FLINT, Mich. – The City of Flint will no longer auction off illegal guns seized by its police department. Instead, the weapons will be destroyed.
Mayor Sheldon Neeley and Police Chief Phil Hart made the announcement during a press conference last week, saying they hope to keep guns off the streets.
Officials say they will start by immediately disposing of 250 guns that previously had been on Flint streets.
According to a press release from the city, the previous administration began auctioning off seized firearms in 2017, selling hundreds of guns to the highest bidder. That included semi-automatic rifles as well as handguns, pistols, and shotguns, the city says.
Last year, the city says it auctioned off more than 1,200 guns, which brought in more than $200,000 to the city’s general fund.
While gun auctions are legal and serve lawful gun buyers, the current mayor says his administration will not permit the auctioning of firearms to ensure none of weapons fall into the wrong hands again.
“From Day 1, we put a priority on leading this city with a strong social conscience. Human life is always more valuable than dollars,” Mayor Neeley said. “Under this administration, we will never again line our pockets by selling guns.
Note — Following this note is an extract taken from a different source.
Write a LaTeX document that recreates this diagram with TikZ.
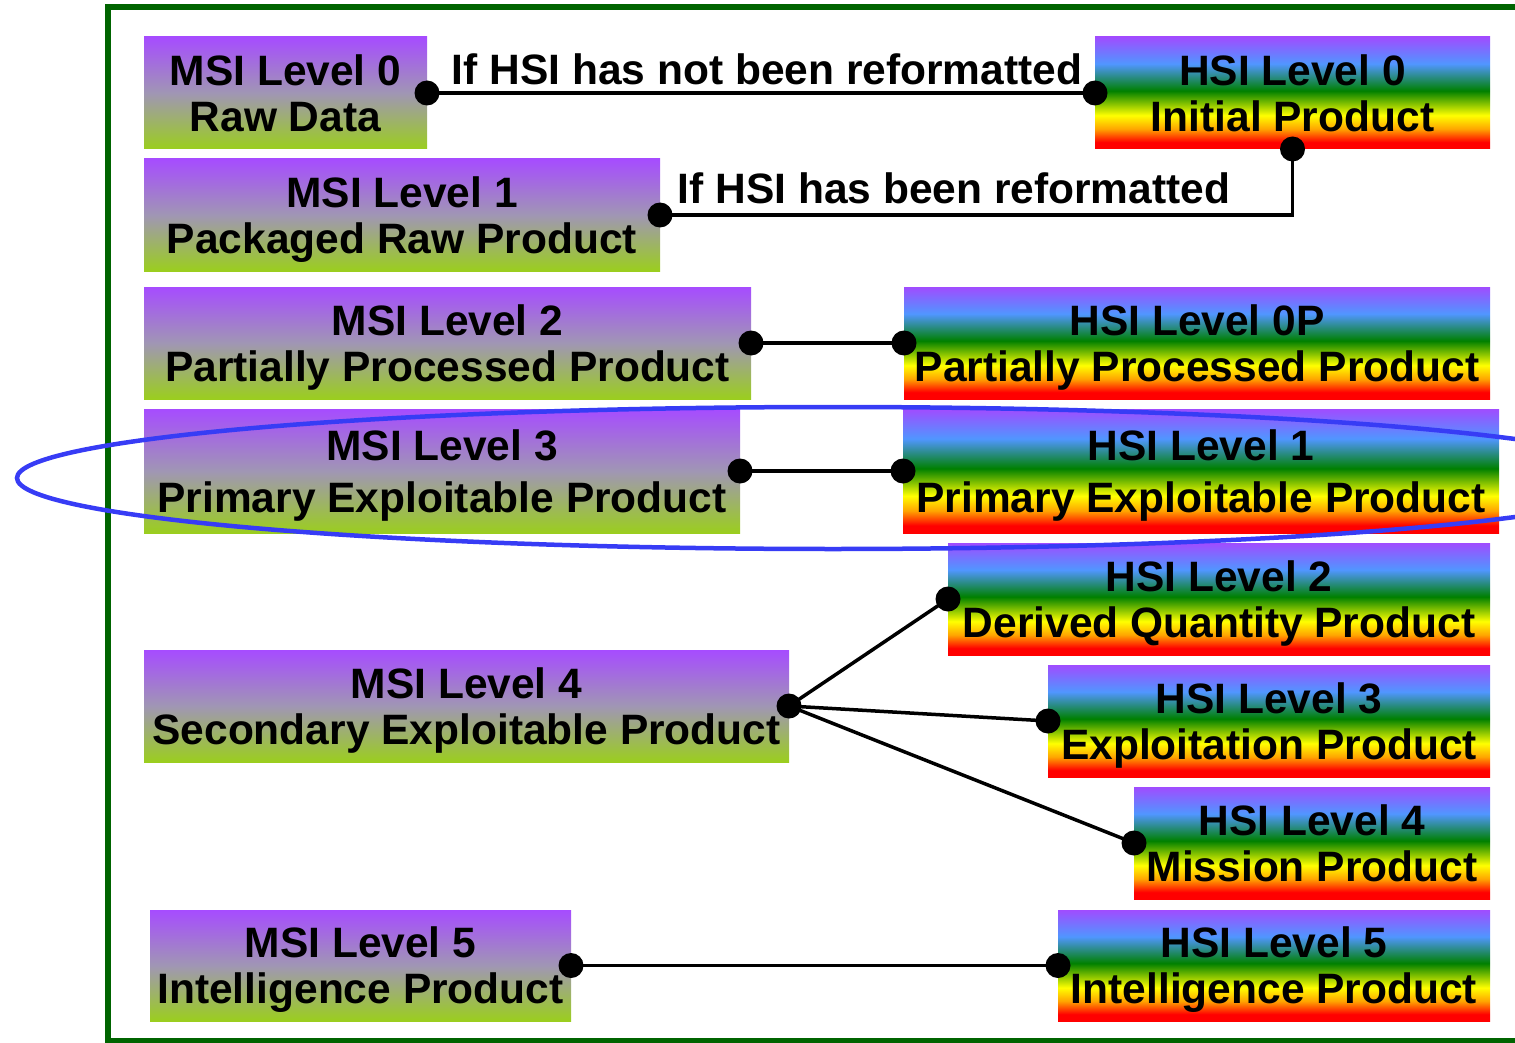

It is unconscionable that after seizing these illegal weapons that anyone would gamble by putting them back on the streets where they could again fall into the wrong hands.”
Chief Hart says the profit from selling the firearms is not worth the risk of them being used in future violent events.
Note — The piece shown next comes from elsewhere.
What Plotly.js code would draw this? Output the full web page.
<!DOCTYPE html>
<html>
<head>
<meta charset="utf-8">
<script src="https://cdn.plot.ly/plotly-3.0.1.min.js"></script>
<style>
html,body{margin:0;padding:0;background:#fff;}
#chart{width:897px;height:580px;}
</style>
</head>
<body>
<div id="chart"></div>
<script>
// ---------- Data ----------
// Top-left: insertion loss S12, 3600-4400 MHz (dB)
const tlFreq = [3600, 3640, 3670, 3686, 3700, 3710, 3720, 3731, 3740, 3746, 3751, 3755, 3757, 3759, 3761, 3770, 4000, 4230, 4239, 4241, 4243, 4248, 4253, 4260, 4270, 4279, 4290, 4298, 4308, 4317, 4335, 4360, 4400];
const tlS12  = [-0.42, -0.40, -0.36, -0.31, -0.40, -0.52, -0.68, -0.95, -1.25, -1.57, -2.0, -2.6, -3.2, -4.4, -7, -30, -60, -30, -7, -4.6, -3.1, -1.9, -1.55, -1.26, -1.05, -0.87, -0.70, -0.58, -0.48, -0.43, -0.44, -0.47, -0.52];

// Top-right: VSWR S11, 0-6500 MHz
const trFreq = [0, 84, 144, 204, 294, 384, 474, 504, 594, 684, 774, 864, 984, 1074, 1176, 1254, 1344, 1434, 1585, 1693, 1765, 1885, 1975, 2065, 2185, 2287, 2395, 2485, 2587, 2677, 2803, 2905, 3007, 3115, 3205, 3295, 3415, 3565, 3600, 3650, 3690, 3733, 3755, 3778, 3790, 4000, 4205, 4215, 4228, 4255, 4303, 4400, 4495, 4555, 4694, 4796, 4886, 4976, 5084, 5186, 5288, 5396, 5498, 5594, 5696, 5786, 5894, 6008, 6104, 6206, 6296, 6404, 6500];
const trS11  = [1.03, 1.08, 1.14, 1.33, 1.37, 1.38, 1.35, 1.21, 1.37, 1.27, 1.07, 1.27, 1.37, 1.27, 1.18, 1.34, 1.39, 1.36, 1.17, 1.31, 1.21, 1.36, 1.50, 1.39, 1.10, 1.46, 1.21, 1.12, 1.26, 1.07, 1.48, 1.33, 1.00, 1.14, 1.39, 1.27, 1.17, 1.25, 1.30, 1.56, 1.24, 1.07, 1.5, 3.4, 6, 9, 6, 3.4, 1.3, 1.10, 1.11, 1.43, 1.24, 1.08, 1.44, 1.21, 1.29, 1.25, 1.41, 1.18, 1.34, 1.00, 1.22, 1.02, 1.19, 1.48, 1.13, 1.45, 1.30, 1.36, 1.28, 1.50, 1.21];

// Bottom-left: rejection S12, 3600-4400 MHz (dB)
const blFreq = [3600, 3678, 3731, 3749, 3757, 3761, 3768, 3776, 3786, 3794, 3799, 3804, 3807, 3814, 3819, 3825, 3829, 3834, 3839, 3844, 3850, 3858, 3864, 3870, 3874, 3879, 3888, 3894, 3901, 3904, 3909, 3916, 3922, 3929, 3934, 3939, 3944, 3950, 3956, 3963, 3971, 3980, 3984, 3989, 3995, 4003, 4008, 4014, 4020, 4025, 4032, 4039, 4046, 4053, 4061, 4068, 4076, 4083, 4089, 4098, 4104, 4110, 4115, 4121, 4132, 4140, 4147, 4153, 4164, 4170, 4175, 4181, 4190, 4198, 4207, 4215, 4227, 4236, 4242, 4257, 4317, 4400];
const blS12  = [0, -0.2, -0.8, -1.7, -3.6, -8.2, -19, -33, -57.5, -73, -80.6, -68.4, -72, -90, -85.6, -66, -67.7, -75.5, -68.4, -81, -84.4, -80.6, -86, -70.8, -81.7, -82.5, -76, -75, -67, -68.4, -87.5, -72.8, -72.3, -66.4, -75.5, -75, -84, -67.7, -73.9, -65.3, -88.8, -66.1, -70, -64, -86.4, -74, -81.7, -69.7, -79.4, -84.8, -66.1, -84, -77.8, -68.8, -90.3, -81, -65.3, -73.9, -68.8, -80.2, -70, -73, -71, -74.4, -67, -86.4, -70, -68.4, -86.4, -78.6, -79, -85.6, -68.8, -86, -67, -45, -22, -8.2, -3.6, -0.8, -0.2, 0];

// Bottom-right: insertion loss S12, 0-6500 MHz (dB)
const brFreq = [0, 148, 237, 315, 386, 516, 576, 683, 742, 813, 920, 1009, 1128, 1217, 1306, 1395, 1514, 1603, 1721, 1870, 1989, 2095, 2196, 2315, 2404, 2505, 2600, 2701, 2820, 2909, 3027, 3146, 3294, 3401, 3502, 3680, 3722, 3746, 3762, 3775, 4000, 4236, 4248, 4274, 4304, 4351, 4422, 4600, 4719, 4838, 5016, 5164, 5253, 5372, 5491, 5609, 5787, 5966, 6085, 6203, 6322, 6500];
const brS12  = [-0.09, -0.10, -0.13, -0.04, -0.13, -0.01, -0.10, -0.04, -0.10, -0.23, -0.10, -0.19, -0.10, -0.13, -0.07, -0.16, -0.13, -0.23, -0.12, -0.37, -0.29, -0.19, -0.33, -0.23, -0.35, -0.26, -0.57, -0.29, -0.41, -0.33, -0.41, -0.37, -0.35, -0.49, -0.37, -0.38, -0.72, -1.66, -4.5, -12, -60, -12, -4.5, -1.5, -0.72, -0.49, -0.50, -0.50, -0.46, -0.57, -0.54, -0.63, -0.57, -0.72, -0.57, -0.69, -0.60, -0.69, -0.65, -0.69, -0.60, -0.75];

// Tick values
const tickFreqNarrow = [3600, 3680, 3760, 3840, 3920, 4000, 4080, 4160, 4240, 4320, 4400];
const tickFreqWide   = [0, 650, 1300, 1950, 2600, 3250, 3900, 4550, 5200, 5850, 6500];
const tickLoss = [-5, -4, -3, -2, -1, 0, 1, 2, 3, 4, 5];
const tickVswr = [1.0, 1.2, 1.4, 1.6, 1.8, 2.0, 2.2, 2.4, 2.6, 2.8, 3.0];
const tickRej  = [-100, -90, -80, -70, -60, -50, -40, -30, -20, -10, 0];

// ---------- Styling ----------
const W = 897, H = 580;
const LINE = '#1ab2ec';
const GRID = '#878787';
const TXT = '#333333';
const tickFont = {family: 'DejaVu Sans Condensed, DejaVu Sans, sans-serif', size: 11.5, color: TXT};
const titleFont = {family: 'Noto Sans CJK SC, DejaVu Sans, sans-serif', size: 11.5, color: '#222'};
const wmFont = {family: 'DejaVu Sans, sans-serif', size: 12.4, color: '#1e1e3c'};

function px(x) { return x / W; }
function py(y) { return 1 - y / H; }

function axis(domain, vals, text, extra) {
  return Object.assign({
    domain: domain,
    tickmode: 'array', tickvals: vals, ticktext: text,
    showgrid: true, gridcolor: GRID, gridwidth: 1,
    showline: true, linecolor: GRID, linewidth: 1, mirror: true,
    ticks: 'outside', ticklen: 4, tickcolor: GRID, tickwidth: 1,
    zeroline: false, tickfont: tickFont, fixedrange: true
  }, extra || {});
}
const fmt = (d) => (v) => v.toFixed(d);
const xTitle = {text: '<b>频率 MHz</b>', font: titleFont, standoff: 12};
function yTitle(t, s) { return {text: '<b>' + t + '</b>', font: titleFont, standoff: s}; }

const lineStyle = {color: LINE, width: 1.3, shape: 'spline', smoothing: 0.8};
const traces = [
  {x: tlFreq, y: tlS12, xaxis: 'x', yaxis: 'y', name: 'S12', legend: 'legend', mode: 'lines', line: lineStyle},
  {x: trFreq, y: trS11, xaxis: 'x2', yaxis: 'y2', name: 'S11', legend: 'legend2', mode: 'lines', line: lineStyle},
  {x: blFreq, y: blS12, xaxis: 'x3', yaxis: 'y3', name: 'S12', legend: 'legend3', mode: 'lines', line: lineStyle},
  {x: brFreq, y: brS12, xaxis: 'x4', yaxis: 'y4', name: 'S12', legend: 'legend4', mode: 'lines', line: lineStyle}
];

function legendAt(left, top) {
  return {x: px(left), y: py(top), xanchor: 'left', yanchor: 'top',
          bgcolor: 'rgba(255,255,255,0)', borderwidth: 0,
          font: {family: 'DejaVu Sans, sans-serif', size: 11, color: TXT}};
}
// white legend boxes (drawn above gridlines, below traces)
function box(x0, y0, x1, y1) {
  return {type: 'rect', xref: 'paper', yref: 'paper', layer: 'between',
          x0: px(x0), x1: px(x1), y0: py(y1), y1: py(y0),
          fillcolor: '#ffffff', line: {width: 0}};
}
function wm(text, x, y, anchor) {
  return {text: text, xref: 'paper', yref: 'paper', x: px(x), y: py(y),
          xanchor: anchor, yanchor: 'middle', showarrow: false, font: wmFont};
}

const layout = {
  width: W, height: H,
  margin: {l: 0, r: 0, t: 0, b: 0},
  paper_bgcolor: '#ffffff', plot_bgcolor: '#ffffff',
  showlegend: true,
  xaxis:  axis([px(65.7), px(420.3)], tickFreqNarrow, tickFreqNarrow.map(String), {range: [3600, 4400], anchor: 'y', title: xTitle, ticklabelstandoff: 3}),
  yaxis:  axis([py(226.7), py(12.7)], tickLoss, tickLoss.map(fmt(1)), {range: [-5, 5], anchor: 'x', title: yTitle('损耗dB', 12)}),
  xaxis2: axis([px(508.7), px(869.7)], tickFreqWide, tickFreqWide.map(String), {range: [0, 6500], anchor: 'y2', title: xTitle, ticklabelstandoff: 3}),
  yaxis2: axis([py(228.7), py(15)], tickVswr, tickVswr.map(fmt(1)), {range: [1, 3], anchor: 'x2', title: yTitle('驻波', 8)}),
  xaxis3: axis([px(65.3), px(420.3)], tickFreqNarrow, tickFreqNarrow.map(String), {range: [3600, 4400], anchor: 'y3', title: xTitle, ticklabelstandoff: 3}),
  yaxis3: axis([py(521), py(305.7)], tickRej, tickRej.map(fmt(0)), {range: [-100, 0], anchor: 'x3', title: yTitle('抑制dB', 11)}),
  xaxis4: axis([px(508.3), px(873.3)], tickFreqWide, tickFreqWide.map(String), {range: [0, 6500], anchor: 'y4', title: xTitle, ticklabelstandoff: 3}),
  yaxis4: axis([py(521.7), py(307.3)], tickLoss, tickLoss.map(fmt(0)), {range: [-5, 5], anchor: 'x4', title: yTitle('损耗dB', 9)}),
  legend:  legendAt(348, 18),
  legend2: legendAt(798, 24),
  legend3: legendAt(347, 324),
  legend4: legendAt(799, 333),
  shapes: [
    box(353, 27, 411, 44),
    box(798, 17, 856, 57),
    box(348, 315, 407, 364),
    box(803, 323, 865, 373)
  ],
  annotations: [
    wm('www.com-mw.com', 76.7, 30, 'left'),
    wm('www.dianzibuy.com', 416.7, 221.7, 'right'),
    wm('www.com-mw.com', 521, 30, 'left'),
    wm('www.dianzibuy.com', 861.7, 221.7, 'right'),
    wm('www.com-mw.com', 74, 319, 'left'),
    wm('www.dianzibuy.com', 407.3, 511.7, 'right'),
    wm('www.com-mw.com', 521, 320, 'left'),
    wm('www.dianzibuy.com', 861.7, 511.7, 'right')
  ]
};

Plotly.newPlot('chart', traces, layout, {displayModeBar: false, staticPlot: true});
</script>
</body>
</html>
“If we want to look at dollars and cents, we also have to look at the cost of gun violence in our community,” said Hart. “It does not make sense for law enforcement to be in the business of selling weapons.”
The city cited a 2019 report from the Congressional Joint Economic Committee, which said gun violence costs the U.S. $229 billion annually and in Michigan, gun violence costs $6.9 billion — $696 for every resident.
“Based on that average, the cost of gun violence in the city of Flint is at least triple the revenues the gun auctions,” the city wrote.
Instead of auctioning off the guns, the weapons will be turned over to the Michigan State Police for proper disposal.